Among all the candlestick patterns, the Doji is probably the most discussed pattern. No matter how much someone is in love with technical indicators or western price patterns, the Doji always catches everyone's attention. Even people who are absolutely new to technical analysis definitely knows something about Doji or have heard of it.

The questions to answer in relation to a Doji are - How is a Doji different from other important candlestick patterns, which also appear at the top & bottom to signal trend reversals? And why does the Doji get such special recognition? There are also many such other questions, which I will try to answer in a few of my future posts. Here lets get to know the Doji first.
Doji example candlestick chart

Formation of the Doji Candlestick Pattern

When it comes to the formation and identification of candlestick patterns, the Doji is indeed one of the most crucial in the larger subject of candlesticks.

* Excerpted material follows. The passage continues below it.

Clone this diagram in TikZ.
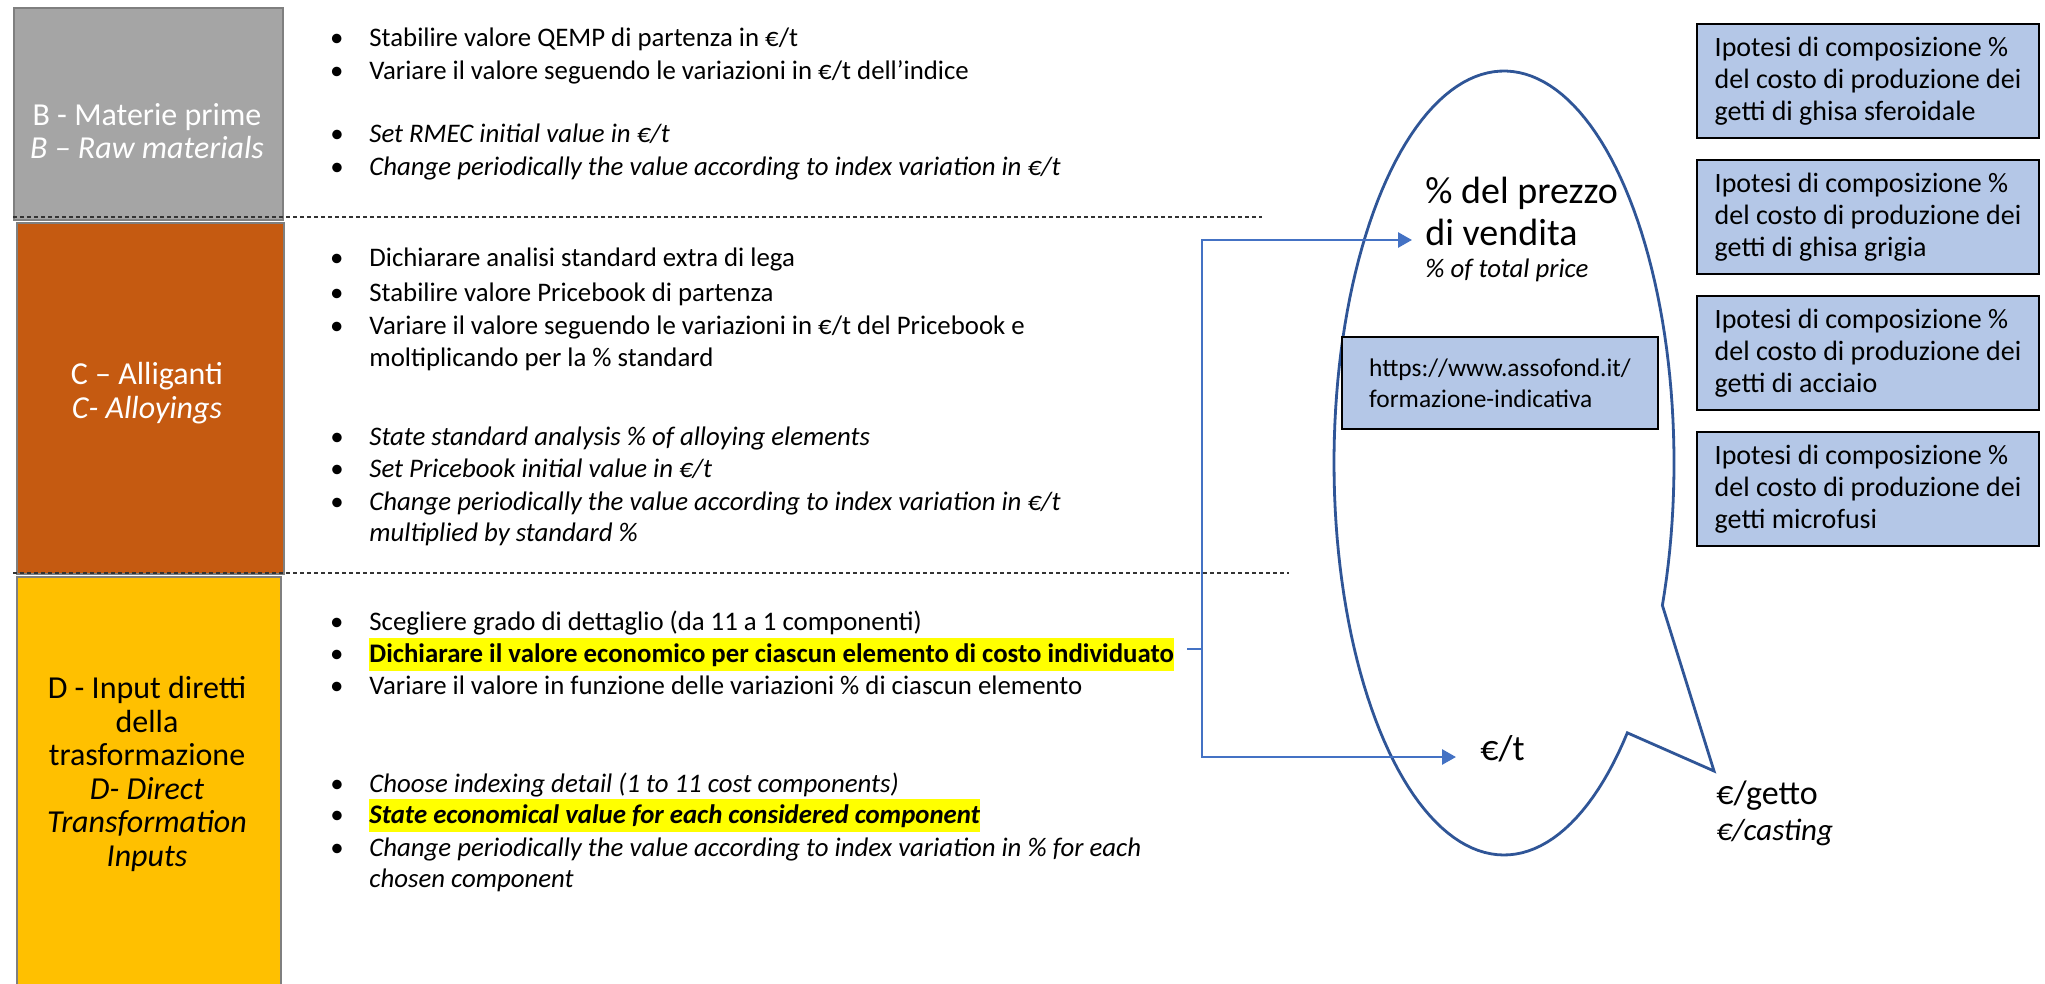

Its formation represents the equilibrium between the buyers and the sellers in the market. The opening price & the closing price are the same or have a very minimal difference hence forming a cross like shape. With the closing price finishing very near to the opening price, you will then see either a very small real body or no real body. That is when you have a candlestick Doji pattern.

Color Of the Doji Candle

When the opening price and the closing price of a candle are the same, we have a colorless Doji. But if they vary even within a couple of points we get either red or green colored Dojis. If the body of the colored Doji is very thin, then the color of the Doji candle does not matter & can be ignored.
Cnadlestick chart with example doji indicated

Other than a trend reversal, what else does a Doji indicates?

When the open and close prices of a candlestick are at or near the same level, the Doji candlestick indicates indecisiveness on the part of investors/traders. Sometimes it also expresses an exhaustion in the current trend, therefore giving us a clear trend reversal signal. Hence it is very important to recognize a Doji candle and it's strength.

In conclusion, whether a trend reversal or not a Doji candlestick always carries some weight. When a Doji candle does not bring a significant trend reversal, it can still give us an important zone or an important price level, which the market won't be visiting in the near future. Sometimes such a Doji also results in a lengthy sideways market.

I'll discuss some of the different types of Doji like the long legged Doji, Dragonfly Doji etc in the upcoming posts.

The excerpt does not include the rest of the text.